In Wolfe v Foreman, 128 So. 3d 67 (Fla. 3rd DCA 2013) the issue was  whether the litigation privilege applied to the filing of a cause of action based on a claim of malicious prosecution.  In essence the question was whether the filing of the allegedly malicious complaint was itself protected by the litigation privilege.  Since the basis of malicious prosecution is the malicious filing of a lawsuit without probable cause, a holding that such a filing was absolutely privileged would bar all causes of action for malicious prosecution in Florida.  In Wolfe, supra, at 70, the Third District concluded that the malicious filing of a complaint was, indeed, protected by the litigation privilege even if that effectively barred all actions for malicious prosecution in Florida.  The Court held:

Because the Florida Supreme Court has clearly
and unambiguously stated, not once, but twice,
that the litigation privilege applies to all causes
of actions, and specifically articulated that its
rationale for applying the privilege so broadly
was to permit the participants to be “free to
use their best judgment in prosecuting or
defending a lawsuit without fear of having to
defend their actions in a subsequent civil
action for misconduct,”  we are obligated to
conclude that the act complained of here –
the filing of the complaint – is protected by
the litigation privilege.  Thus, the trial court
properly granted a judgment on the pleadings
for Wolfe’s cause of action against the Miami
Lawyers for malicious prosecution.

In Fisher v.

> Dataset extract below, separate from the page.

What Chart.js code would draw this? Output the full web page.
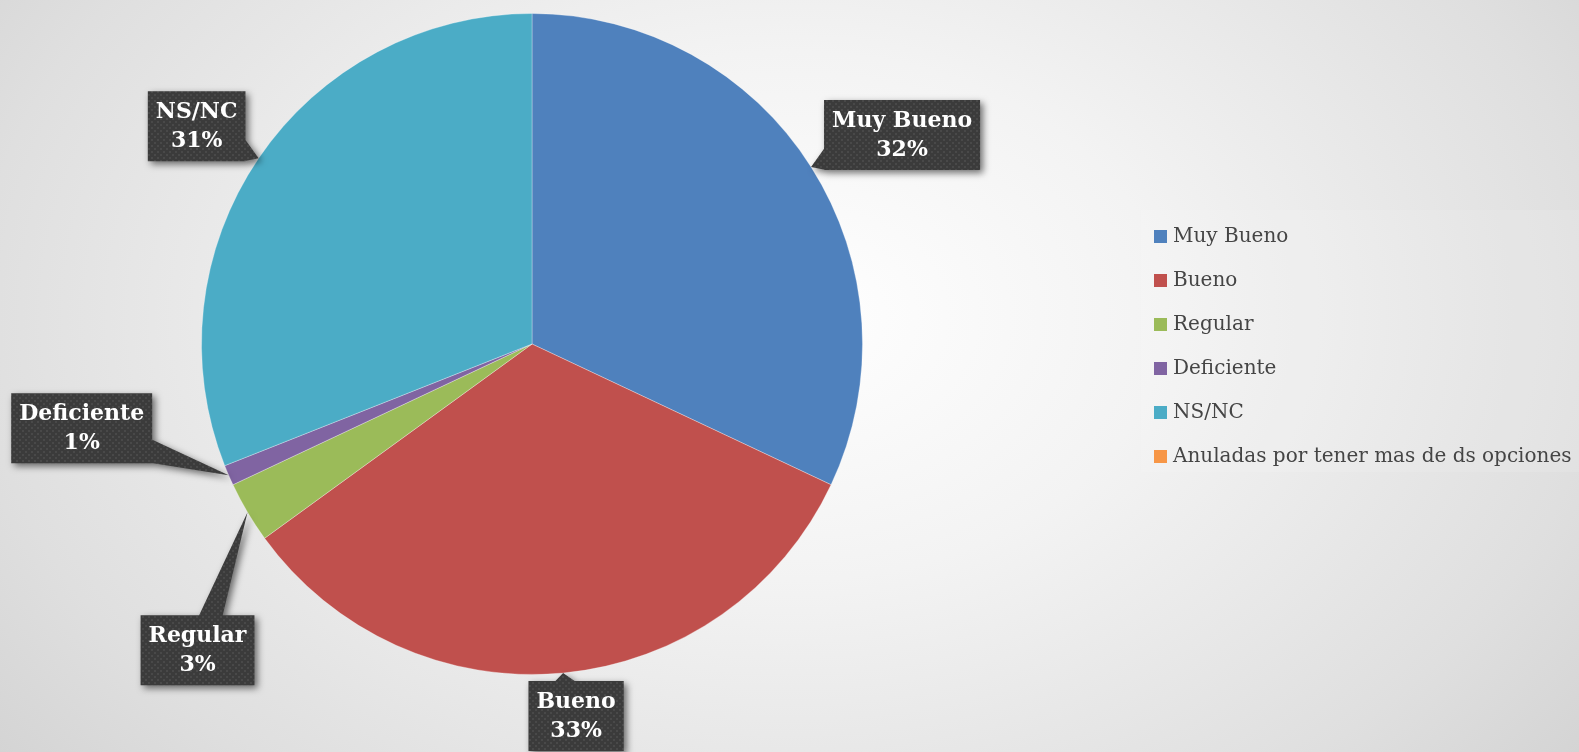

Debrincat, 169 So. 3d 1204 (Fla. Fourth DCA 2015) the Fourth District Court of Appeals refused to follow Wolfe, supra, and held that a malicious prosecution action was not barred by the litigation privilege.  At 1207, the Fourth District held:

In our view, Wolfe, went too far in its application
of the litigation privilege.  Because the
commencement or continuation of an original
criminal or civil judicial proceeding is an act
“occurring during the course of a judicial
proceeding,” and having “some relation to the
proceeding,” malicious prosecution could never
be established if causing the commencement or
continuation of an original proceeding against
the plaintiff were afforded absolute immunity
under the litigation privilege.  If the litigation
privilege could apply to bar a malicious prosecution, this would mean that the tort of
malicious prosecution would be effectively
abolished in Florida – or, at the very least,
eviscerated beyond recognition.

The Fourth District cited a similar case in the Fifth District, Wright v Yurko, 446 So. 2d 1162 (Fla. 5th DCA 1984) as well as the Second District holding in Olson v. Johnson, 961 So. 2d 356 (Fla. 2nd DCA 2007).

In refusing to follow the Third District’s opinion in Wolfe, supra, the Fourth District in Fisher, supra, makes a compelling argument that the Supreme Court’s broad language in Levin, supra, was not intended to essentially eliminate malicious prosecution cases in Florida.  At 1208, the Fourth District holds:

As a practical matter, such a broad application
of the litigation privilege would mean that a
malicious prosecution would rarely, if ever, be
actionable.  Indeed, it is difficult to envision how
a malicious prosecution claim would ever be
actionable where the original proceeding was a
civil lawsuit.

The Florida Supreme Court has declared that
it “does not intentionally overrule itself sub
silentio.”  Puryear v. State, 810 So. 2d 901,
905 (Fla. 2002).  If the litigation privilege could
be applied to bar a malicious prosecution action,
this would mean that the Florida Supreme Court
silently eviscerated the longstanding common
law tort of malicious prosecution.  Had the
Florida Supreme Court truly meant for the litigation
privilege to immunize conduct that would
otherwise constitute malicious prosecution under
the common law, one would have expected the
court to say so explicitly.

Commencement or continuation of an original
judicial proceeding is an element of malicious
prosecution, a longstanding tort with ancient
roots.  It is unfathomable that the Florida
Supreme Court intended to cloak the
commencement or continuation of a judicial
proceeding with absolute immunity when such
conduct occurs as an element of the tort of
malicious prosecution.

The Fourth District in Rivernider v. Meyer, 174 So. 3d 602 (Fla. Fourth DCA 2015) and in Edwards v Epstein and Rothstein, 40 Fla. L. Weekly D2550 (Fla. 4th DCA Nov. 12, 2015) reaffirmed its holding in Fischer, supra, and has now three times certified conflict with Wolfe to the Florida Supreme Court.

Three out of the five District Courts have refused to follow the Third District’s opinion in Wolfe, supra, which essentially eliminated the tort of malicious prosecution in Florida on the basis of the litigation privilege.  While the ultimate decision rests with the Supreme Court, it is unlikely Wolfe will stand.